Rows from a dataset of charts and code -
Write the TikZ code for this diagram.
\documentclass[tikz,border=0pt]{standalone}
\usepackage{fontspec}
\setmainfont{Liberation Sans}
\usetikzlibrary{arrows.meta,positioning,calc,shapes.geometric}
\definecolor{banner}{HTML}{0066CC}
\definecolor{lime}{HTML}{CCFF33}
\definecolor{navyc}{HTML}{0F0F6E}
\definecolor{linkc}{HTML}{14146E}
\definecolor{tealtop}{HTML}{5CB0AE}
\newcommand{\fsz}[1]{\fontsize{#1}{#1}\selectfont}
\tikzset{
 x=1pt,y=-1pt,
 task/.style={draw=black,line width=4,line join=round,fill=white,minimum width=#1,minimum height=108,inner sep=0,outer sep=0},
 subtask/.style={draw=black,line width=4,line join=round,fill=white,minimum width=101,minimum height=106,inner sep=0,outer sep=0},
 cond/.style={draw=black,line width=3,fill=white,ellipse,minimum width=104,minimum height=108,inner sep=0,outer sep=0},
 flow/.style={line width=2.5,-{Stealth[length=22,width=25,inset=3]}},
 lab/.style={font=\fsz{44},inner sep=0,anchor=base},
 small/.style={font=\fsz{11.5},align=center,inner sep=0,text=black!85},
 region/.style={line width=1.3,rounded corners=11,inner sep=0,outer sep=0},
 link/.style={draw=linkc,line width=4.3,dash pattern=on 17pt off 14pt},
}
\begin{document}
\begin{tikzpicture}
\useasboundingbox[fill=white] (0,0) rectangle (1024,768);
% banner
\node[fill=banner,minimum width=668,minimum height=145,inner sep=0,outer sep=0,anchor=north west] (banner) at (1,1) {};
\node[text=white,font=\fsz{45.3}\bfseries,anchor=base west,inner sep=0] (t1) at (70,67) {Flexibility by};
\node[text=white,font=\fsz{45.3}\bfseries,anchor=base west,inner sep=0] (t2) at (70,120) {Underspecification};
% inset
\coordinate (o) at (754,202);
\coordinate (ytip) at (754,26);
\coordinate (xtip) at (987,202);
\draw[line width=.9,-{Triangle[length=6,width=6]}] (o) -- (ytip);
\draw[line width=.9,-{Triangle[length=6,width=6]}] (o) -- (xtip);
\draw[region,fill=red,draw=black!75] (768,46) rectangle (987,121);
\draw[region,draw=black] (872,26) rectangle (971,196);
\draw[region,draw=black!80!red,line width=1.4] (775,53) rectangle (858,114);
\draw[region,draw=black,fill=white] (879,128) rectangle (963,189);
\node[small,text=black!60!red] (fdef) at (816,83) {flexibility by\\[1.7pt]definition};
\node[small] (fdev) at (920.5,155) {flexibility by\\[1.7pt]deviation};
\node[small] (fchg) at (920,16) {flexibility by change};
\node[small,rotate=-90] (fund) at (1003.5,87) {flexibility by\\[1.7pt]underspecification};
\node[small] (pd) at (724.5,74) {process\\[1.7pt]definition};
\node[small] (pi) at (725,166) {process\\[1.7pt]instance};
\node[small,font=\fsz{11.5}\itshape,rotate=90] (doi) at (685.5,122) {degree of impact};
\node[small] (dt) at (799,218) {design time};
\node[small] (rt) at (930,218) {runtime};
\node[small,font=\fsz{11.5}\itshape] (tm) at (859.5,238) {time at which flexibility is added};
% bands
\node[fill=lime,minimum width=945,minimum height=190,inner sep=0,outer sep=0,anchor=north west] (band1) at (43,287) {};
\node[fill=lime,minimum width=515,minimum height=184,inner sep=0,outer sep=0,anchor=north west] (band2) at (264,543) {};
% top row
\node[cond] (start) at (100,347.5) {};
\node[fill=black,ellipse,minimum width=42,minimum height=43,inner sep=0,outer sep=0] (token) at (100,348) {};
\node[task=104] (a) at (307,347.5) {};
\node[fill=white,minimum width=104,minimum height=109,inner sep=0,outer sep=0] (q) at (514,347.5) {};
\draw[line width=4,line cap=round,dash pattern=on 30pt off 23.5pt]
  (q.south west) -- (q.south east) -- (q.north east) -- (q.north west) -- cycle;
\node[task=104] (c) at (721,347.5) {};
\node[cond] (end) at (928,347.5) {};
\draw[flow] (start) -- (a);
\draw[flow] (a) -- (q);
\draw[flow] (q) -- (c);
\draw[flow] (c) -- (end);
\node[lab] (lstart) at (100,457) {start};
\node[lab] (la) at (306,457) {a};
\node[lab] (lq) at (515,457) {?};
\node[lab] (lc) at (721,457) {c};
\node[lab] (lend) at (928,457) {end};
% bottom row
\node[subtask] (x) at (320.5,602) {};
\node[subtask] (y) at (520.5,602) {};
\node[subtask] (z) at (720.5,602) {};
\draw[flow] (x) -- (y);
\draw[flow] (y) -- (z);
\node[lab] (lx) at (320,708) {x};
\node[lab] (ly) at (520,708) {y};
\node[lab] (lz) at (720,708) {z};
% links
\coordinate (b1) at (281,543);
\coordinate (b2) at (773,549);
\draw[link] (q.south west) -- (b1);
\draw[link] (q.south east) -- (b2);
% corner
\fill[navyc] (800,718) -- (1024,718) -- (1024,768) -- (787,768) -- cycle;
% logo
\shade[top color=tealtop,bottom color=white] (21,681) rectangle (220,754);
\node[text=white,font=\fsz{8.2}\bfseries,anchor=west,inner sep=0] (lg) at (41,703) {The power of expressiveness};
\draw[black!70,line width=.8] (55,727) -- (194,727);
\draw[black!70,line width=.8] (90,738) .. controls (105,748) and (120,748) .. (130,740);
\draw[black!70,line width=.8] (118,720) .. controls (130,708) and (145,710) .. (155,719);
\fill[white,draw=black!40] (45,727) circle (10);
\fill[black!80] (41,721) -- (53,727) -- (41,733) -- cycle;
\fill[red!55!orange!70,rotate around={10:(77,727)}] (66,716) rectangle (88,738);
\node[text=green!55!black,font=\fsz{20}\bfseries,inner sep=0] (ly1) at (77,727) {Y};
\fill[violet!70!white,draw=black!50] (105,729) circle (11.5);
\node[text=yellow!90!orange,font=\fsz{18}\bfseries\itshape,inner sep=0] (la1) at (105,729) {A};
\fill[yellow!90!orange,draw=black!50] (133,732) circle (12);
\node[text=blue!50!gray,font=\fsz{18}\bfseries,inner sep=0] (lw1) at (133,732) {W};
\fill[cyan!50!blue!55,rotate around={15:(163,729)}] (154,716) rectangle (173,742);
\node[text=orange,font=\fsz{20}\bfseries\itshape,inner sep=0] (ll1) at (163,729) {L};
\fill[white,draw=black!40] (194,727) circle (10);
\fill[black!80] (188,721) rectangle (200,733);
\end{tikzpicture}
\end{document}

--

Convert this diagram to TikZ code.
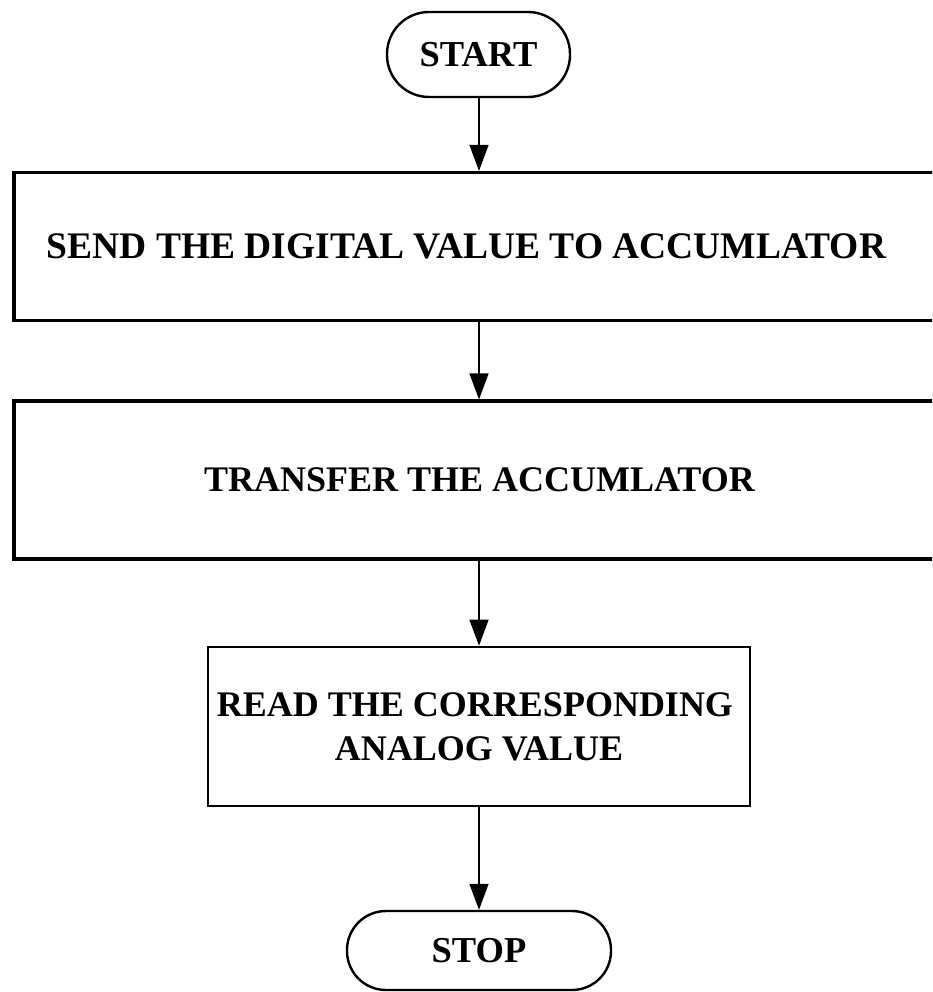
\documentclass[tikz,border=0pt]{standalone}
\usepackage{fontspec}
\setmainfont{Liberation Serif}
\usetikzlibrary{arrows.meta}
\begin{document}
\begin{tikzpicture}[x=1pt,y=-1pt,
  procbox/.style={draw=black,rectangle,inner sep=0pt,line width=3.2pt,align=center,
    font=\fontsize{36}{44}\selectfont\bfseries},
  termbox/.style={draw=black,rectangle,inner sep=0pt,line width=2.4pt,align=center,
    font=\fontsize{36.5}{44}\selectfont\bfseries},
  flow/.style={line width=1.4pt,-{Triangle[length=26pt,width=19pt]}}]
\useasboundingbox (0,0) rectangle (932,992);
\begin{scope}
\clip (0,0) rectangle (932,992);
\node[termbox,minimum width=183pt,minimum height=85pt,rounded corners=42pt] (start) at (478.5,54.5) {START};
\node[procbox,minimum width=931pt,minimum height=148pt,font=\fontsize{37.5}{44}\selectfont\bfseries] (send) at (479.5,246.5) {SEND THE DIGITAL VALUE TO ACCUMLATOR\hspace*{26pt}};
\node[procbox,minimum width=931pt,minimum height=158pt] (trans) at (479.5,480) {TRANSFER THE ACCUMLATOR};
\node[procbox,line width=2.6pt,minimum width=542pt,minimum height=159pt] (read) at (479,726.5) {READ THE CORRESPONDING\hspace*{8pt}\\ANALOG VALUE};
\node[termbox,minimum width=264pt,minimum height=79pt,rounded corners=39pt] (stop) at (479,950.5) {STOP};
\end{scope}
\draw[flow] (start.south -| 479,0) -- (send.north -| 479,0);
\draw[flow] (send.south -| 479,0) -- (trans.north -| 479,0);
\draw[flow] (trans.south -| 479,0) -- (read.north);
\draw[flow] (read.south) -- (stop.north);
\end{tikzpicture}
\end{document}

Work to be completed -
Scan the data above; copy every line where "diagram" appears.

Finished answer -
Write the TikZ code for this diagram.
Convert this diagram to TikZ code.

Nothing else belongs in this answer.